A 26-page joint study published by the universities of Durham and Newcastle which runs through issues of travel, citizenship and trade  in a readable style. It was published in June 2016, presumably before the referendum judging by the opening line of its blurb:  “This report is not a campaigning document, but it does attempt to inform some key areas of the Brexit debate. It conveys our concerns, estimations, and opinions as a group made up of legal academics researching in international law, trade law, UK constitutional law, human rights law and EU law on some key aspects of how Brexit would affect Northern Ireland. We do not seek to address all of the implications of Brexit, but only those within our areas of expertise.” But they are not afraid to confront harsh realities, such as that there  is “virtually no possibility that the border and the movement of goods, services and individuals will remain as it is currently operating”.
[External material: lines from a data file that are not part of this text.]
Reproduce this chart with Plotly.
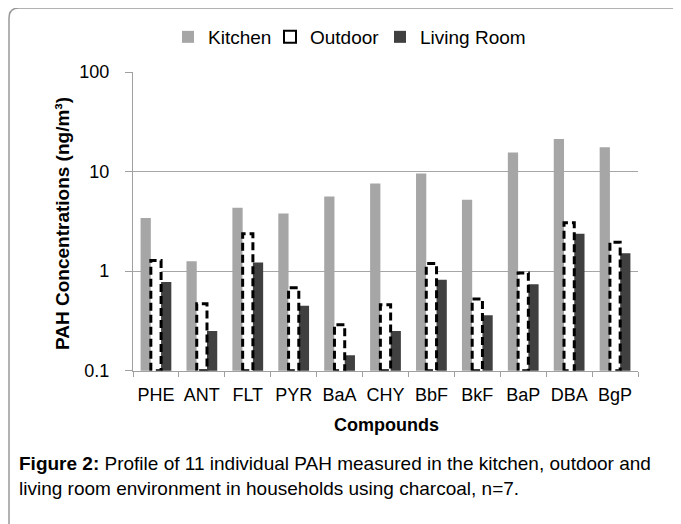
import plotly.graph_objects as go

# The page body adds an 8px margin, so the figure is drawn 8px smaller and every
# position below is given in window pixels and shifted by that offset.
OFF = 8
W, H = 681 - OFF, 524 - OFF

compounds = ["PHE", "ANT", "FLT", "PYR", "BaA", "CHY", "BbF", "BkF", "BaP", "DBA", "BgP"]
kitchen = [3.42, 1.26, 4.34, 3.80, 5.62, 7.59, 9.55, 5.21, 15.5, 21.2, 17.5]
outdoor = [1.28, 0.47, 2.38, 0.68, 0.29, 0.46, 1.19, 0.525, 0.96, 3.07, 1.95]
living_room = [0.78, 0.25, 1.22, 0.45, 0.143, 0.25, 0.82, 0.36, 0.74, 2.38, 1.51]

y_tick_vals = [0.1, 1, 10, 100]
y_tick_text = ["0.1", "1", "10", "100"]

SANS = "Liberation Sans, Arial, sans-serif"


def px(x):
    return (x - OFF) / W


def py(y):
    return 1 - (y - OFF) / H


BARGAP = 0.33
bar_w = (1 - BARGAP) / 3
half = bar_w / 2
y_floor = 0.1

fig = go.Figure()
fig.add_trace(go.Bar(name="Kitchen", x=compounds, y=kitchen, offsetgroup="k",
                     marker=dict(color="#a6a6a6", line=dict(width=0)), legendwidth=57))
fig.add_trace(go.Bar(name="Outdoor", x=[compounds[0]], y=[None], offsetgroup="o",
                     marker=dict(color="white", line=dict(color="black", width=2)),
                     legendwidth=65))
fig.add_trace(go.Bar(name="Outdoor", x=compounds, y=outdoor, offsetgroup="o", showlegend=False,
                     marker=dict(color="white", line=dict(width=0))))
fig.add_trace(go.Bar(name="Living Room", x=compounds, y=living_room, offsetgroup="l",
                     marker=dict(color="#404040", line=dict(width=0))))

# dashed outline of the outdoor bars, on a numeric overlay axis matching the category positions
ox, oy = [], []
for i, v in enumerate(outdoor):
    ox += [i - half, i - half, i + half, i + half, i - half, None]
    oy += [y_floor, v, v, y_floor, y_floor, None]
fig.add_trace(go.Scatter(x=ox, y=oy, xaxis="x2", yaxis="y", mode="lines", showlegend=False,
                         hoverinfo="skip",
                         line=dict(color="black", width=3, dash="8px,4px")))

x0d, x1d = px(133), px(638)
y0d, y1d = py(370.7), py(72)
n = len(compounds)

fig.update_layout(
    width=W, height=H,
    margin=dict(l=0, r=0, t=0, b=0),
    paper_bgcolor="white", plot_bgcolor="white",
    barmode="group", bargap=BARGAP, bargroupgap=0,
    font=dict(family=SANS, size=18, color="black"),
    showlegend=True,
    legend=dict(orientation="h", x=px(168), xanchor="left", y=py(37), yanchor="middle",
                font=dict(family=SANS, size=19), bgcolor="rgba(0,0,0,0)",
                traceorder="normal"),
    xaxis=dict(type="category", domain=[x0d, x1d], categoryorder="array", categoryarray=compounds,
               range=[-0.5, n - 0.5],
               tickson="boundaries", ticks="outside", ticklen=5, tickcolor="#a0a0a0",
               showline=True, linecolor="#a0a0a0", linewidth=1.3, showgrid=False,
               tickangle=0, tickfont=dict(family=SANS, size=18), automargin=False,
               ticklabelstandoff=8),
    xaxis2=dict(overlaying="x", domain=[x0d, x1d], range=[-0.5, n - 0.5], visible=False),
    yaxis=dict(type="log", domain=[y0d, y1d], range=[-1, 2], tickmode="array",
               tickvals=y_tick_vals, ticktext=y_tick_text, ticks="outside", ticklen=7,
               tickcolor="#a0a0a0", showline=True, linecolor="#a0a0a0", linewidth=1.3,
               showgrid=True, gridcolor="#a6a6a6", gridwidth=1.3, zeroline=False,
               tickfont=dict(family=SANS, size=18), automargin=False,
               ticklabelstandoff=12),
)

annotations = [
    dict(text="<b>PAH Concentrations (ng/m³)</b>", x=px(62), y=py(224), textangle=-90,
         font=dict(family=SANS, size=19)),
    dict(text="<b>Compounds</b>", x=px(386), y=py(425), font=dict(family=SANS, size=18)),
    dict(text="<b>Figure 2:</b> Profile of 11 individual PAH measured in the kitchen, outdoor and"
              "<br>living room environment in households using charcoal, n=7.",
         x=px(17), y=py(476), xanchor="left", align="left",
         font=dict(family=SANS, size=19)),
]
for a in annotations:
    a.update(xref="paper", yref="paper", showarrow=False)
    a.setdefault("xanchor", "center")
    a.setdefault("yanchor", "middle")
fig.update_layout(annotations=annotations)

frame = (f"M {px(9)},{py(540)} L {px(9)},{py(18)} Q {px(9)},{py(8)} {px(19)},{py(8)} "
         f"L {px(700)},{py(8)}")
fig.add_shape(type="path", path=frame, xref="paper", yref="paper",
              line=dict(color="#999999", width=1.5))

fig.write_html("out.html")
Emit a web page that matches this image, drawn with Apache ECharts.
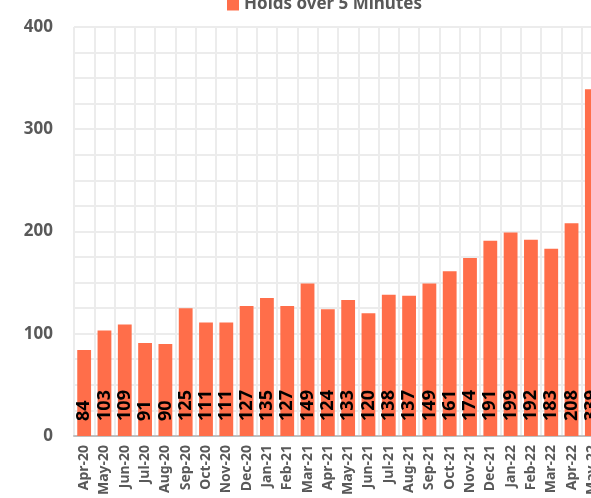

And they also sound a warning saying that Europe brought the UK and Ireland closer and that a Brexit would strain that relationship.  The authors say:

“The peace process will not implode in the event of Brexit not will Ireland’s close relations with the UK degrade overnight. Nonetheless the EU’s role in building this relationship will not be forgotten. Whereas the European Project drew Ireland and the UK closer together,  Brexit would impose new strains on the relationship. Ireland’s trade with the rest of Europe has dramatically increased since 1974 making its economy much less dependent upon the UK, but in purely economic terms it will still be the EU country most affected by Brexit. Over time, Ireland’s increasing integration with Europe would likely put it at odds with a UK which is no longer playing on the same team.  In that event the mutual working which has provided the bedrock for the peace process will inevitably be under threat.